Ann Marie Mohr (left) as Andromache and Lindsay Brill as Hecube in Euripides' *The Trojan Women*, being staged in the A.E. Hotchner Studio Theatre by the Performing Arts Department in Arts & Sciences.
Ann Marie Mohr (left) as Andromache and Lindsay Brill as Hecube in Euripides’ *The Trojan Women*, being staged in the A.E. Hotchner Studio Theatre by the Performing Arts Department in Arts & Sciences.

Ron Himes — the Henry E. Hampton Jr. artist-in-residence as well as founder and producing director of the St. Louis Black Repertory — is directing a new production of Euripides’ enduring parable for the Performing Arts Department in Arts & Sciences.

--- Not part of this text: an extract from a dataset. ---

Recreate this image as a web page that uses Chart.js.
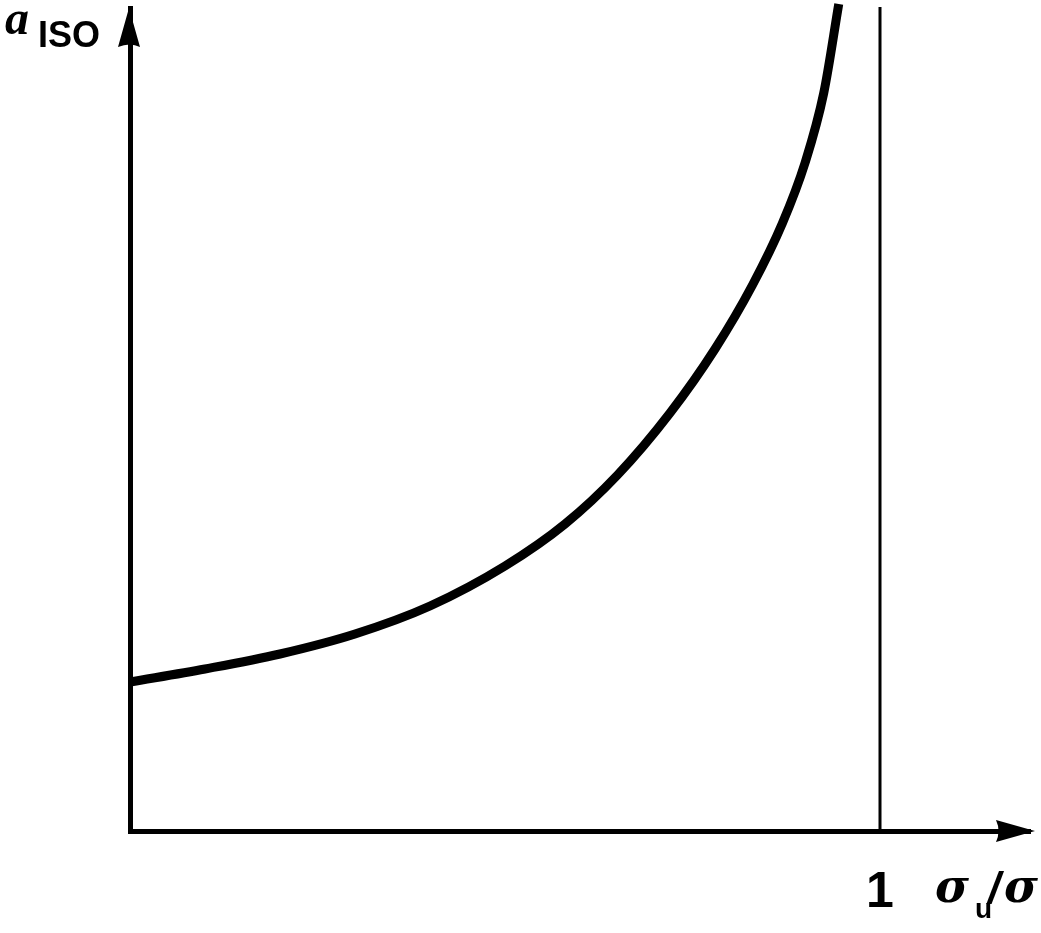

The Trojan Women will begin at 8 p.m. Jan. 28-29 and at 2 p.m. Jan. 30 in the A.E. Hotchner Studio Theatre. Performances will continue at 8 p.m. Feb. 4-5 and at 2 p.m. Feb. 6.

Written shortly after Athens’ brutal sacking of Melos in 416 B.C., The Trojan Women is set in the days following the fall of Troy, famously described in Homer’s Iliad. The drama focuses on the women of the defeated city, who — still grieving lost sons, husbands and brothers — learn from the Greek herald Talthybius (junior Pushkar Sharma) that they will be distributed among their conquerors.

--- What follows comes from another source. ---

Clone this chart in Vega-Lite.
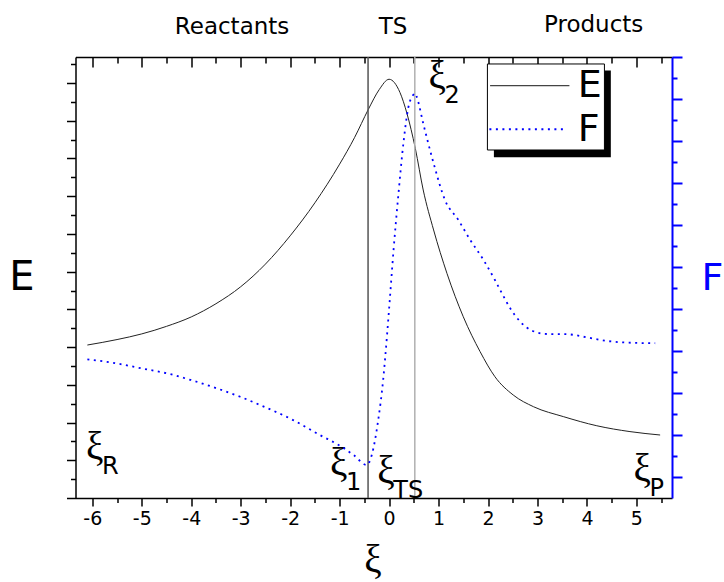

Hecube (senior Lindsay Brill), the former Trojan queen, will be given to the hated Odysseus; her daughter, the prophetess Cassandra (senior Laura Harrison), is allotted to Agamemnon; and Andromache (graduate student Ann Marie Mohr), wife of the slain Hector, is taken by Neoptolemos, Achilles’ son.

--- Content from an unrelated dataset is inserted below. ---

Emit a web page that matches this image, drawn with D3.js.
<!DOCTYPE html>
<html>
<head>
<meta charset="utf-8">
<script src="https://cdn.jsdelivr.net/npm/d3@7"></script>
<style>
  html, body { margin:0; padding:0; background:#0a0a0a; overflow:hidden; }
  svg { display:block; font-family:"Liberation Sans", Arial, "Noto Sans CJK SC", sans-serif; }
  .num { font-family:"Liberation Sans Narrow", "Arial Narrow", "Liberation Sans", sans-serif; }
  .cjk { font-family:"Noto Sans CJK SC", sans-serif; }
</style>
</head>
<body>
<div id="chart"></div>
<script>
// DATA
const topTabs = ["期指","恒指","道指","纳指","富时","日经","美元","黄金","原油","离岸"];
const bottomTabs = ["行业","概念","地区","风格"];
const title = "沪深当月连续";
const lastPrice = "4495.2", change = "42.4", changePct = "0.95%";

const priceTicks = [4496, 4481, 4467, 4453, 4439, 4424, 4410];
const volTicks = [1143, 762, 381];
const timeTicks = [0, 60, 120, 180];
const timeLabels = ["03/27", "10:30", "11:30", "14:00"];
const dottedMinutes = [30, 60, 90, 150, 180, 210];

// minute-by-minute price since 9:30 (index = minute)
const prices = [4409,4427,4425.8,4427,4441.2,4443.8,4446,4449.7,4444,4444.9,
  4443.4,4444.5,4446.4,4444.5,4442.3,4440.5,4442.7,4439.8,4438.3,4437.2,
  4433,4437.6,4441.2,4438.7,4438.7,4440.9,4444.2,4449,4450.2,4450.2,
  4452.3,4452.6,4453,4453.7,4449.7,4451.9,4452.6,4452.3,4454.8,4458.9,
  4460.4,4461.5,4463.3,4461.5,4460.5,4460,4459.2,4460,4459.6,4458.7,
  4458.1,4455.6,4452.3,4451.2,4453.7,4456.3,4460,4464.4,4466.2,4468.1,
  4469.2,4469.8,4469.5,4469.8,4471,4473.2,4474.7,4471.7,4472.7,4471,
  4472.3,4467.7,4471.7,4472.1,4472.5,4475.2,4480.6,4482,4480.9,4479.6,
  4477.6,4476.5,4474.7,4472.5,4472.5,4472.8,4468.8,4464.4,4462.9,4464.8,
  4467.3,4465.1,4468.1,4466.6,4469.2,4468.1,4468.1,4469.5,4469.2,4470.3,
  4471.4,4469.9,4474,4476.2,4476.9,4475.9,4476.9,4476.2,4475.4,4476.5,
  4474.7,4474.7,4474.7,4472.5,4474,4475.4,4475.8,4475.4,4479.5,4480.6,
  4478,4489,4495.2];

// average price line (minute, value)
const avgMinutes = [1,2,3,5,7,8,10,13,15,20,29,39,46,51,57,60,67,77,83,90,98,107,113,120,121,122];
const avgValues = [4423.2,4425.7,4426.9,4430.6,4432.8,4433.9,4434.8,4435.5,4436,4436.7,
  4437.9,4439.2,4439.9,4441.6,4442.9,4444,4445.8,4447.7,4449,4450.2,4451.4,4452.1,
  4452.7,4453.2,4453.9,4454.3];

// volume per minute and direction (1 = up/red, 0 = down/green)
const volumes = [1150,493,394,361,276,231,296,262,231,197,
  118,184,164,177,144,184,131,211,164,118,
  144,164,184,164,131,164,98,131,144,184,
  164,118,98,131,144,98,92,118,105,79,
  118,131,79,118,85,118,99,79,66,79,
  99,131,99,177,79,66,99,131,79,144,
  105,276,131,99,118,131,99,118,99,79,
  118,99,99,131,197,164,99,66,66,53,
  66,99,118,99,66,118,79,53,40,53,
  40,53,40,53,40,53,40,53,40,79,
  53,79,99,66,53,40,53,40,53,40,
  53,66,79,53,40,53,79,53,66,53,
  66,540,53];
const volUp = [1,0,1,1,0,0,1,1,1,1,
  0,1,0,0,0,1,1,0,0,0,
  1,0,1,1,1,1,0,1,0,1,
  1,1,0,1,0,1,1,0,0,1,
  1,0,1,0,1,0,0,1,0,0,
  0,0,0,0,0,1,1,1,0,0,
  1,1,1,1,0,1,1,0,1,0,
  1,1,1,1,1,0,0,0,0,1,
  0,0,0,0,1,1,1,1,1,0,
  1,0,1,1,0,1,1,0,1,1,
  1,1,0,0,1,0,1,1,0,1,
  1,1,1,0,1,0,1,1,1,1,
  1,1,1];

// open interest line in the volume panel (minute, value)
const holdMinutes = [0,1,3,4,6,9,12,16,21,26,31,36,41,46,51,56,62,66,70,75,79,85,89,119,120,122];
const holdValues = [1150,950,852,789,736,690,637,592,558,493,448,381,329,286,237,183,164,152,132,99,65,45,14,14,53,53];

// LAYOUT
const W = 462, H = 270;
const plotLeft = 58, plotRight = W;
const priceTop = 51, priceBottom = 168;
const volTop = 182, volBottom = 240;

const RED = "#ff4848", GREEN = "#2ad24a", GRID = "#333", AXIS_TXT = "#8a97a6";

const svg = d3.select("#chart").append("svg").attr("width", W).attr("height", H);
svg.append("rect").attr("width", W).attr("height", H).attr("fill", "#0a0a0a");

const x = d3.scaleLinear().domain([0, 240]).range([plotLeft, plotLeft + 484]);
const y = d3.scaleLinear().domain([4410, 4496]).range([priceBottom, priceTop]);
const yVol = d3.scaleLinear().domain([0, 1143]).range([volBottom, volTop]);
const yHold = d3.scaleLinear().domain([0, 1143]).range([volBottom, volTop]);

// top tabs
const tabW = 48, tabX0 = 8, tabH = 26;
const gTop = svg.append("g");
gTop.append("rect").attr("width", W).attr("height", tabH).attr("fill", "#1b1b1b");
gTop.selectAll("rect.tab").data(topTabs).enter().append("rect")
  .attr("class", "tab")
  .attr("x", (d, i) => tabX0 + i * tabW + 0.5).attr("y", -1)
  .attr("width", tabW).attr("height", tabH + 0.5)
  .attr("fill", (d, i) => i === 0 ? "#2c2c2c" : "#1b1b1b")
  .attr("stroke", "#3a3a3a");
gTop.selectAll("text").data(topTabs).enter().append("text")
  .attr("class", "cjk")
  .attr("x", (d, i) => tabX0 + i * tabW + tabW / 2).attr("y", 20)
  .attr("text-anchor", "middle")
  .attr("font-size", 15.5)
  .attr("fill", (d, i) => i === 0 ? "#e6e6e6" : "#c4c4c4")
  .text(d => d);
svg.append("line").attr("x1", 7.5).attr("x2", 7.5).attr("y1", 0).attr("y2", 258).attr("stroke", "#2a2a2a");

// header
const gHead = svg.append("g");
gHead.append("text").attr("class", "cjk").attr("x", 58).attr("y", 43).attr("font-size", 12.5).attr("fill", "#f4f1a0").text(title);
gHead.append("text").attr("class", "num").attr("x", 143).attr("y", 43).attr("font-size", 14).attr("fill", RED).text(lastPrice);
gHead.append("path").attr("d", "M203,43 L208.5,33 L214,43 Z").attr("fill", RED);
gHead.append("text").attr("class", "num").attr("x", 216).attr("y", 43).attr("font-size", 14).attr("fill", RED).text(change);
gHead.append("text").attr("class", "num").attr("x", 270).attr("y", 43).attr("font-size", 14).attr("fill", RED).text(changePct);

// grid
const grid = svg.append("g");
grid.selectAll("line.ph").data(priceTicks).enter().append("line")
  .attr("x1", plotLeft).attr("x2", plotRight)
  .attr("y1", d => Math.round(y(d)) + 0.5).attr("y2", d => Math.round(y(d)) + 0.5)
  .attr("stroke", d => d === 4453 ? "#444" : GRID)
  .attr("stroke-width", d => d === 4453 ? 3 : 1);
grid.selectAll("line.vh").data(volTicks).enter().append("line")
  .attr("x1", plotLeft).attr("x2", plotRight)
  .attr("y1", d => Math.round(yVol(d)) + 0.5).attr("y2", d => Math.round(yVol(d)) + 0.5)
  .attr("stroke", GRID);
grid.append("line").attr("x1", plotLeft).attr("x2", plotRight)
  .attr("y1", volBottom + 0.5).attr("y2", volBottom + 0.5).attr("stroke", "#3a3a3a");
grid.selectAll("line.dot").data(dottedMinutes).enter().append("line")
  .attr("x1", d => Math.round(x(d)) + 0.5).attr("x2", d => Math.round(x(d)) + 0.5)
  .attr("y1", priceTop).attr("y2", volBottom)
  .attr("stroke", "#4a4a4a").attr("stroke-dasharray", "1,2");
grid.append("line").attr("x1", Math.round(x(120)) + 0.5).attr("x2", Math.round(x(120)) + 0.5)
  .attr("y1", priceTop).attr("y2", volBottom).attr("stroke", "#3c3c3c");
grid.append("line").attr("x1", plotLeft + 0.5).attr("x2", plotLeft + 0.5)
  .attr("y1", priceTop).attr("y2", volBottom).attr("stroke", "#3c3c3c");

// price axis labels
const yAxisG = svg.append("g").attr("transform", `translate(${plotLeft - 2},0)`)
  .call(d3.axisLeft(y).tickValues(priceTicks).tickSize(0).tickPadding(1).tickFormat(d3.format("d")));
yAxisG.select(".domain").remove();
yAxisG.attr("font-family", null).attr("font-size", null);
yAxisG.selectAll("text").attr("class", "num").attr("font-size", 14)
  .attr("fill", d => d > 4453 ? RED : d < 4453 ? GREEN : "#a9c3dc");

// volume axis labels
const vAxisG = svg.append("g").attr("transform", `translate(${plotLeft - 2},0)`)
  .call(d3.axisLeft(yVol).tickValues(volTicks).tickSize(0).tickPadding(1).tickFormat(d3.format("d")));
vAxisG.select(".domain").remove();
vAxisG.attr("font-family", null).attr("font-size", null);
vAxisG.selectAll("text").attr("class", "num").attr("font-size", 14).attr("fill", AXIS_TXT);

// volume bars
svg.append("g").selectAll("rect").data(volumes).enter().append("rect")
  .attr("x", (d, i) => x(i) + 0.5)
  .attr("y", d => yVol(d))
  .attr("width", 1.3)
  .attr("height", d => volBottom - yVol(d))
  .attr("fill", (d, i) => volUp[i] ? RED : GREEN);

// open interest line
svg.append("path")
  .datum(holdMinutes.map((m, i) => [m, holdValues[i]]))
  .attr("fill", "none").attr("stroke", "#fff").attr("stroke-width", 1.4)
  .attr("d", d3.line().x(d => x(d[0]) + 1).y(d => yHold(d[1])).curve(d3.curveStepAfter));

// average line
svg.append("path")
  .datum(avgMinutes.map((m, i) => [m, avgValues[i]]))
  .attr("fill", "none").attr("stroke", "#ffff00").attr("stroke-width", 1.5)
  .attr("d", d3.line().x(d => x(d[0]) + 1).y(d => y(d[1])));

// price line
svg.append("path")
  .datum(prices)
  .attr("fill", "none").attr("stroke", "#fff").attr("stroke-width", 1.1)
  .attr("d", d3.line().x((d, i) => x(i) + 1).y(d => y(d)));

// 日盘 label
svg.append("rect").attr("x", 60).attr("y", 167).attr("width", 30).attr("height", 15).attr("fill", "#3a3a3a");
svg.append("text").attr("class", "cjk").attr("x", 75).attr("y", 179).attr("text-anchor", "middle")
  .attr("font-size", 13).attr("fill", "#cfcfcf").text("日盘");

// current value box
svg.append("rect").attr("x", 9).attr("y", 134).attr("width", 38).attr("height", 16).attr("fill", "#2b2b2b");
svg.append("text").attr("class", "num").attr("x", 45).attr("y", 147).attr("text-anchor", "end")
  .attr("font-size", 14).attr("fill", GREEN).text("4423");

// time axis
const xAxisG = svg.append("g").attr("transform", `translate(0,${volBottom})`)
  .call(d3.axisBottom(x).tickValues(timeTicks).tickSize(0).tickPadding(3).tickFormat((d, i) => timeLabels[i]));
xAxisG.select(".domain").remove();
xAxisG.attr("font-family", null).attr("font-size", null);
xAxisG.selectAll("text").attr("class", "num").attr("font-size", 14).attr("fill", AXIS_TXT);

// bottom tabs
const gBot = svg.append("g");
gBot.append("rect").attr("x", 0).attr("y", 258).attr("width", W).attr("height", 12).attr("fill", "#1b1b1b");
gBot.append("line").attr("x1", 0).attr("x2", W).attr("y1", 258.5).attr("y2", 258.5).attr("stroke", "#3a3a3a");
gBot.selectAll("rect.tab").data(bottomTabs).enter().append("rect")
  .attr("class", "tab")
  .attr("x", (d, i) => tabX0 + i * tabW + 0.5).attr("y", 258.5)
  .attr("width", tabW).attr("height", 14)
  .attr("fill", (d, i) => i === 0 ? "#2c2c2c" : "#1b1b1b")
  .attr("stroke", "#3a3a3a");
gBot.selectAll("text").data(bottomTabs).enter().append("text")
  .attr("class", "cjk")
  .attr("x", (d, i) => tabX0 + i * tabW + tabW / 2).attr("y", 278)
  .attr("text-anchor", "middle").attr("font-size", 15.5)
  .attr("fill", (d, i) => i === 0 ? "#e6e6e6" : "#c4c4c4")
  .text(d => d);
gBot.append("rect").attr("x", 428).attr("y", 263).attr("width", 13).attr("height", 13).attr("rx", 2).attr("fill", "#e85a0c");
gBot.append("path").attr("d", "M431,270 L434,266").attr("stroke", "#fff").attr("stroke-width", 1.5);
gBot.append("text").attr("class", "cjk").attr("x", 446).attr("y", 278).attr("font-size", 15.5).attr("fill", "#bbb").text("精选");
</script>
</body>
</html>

Meanwhile, Helen (junior Jenny Lichtenberg) is condemned to return to Greece with her former husband, Menelaos (junior Chris Wilson).

Himes noted that, in its focus on female characters and less-than-heroic depiction of the conquering Greeks, The Trojan Women was revolutionary for its day.

“I think that Euripides was trying to give these woman a voice,” Himes said. “Men waged the war, but (the women) were the ones who suffered most.”

At the same time, Himes sees powerful resonances between The Trojan Women and our own strife-filled era.

To that end, the production will feature spare, timeless costumes and sets — designed by Bonnie Kruger, senior artist-in-residence, and Christopher Pickart, artist-in-residence, respectively — and, in counterpoint to the classical Greek dialogue, a hip-hop-inspired chorus.

The Trojan Women comes at a busy time for Himes. He is directing Javon Johnson’s Cryin’ Shame (through Jan. 30) for the Black Rep and will soon debut Bill Harris’ Stories About the Old Days (Feb. 9-March 6).

For more information about either production, call 534-3810.

Himes founded the Black Rep, one of the nation’s largest African-American performing arts organizations, in 1976, while a WUSTL student.

He has produced and directed more than 100 plays and received numerous honors, including: The Better Family Life’s Creative Artist Award; the Dr. Martin Luther King Jr. Life and Legacy Award from the National Pan-Hellenic Alumni Council; and honorary doctorates from WUSTL and the University of Missouri-St. Louis.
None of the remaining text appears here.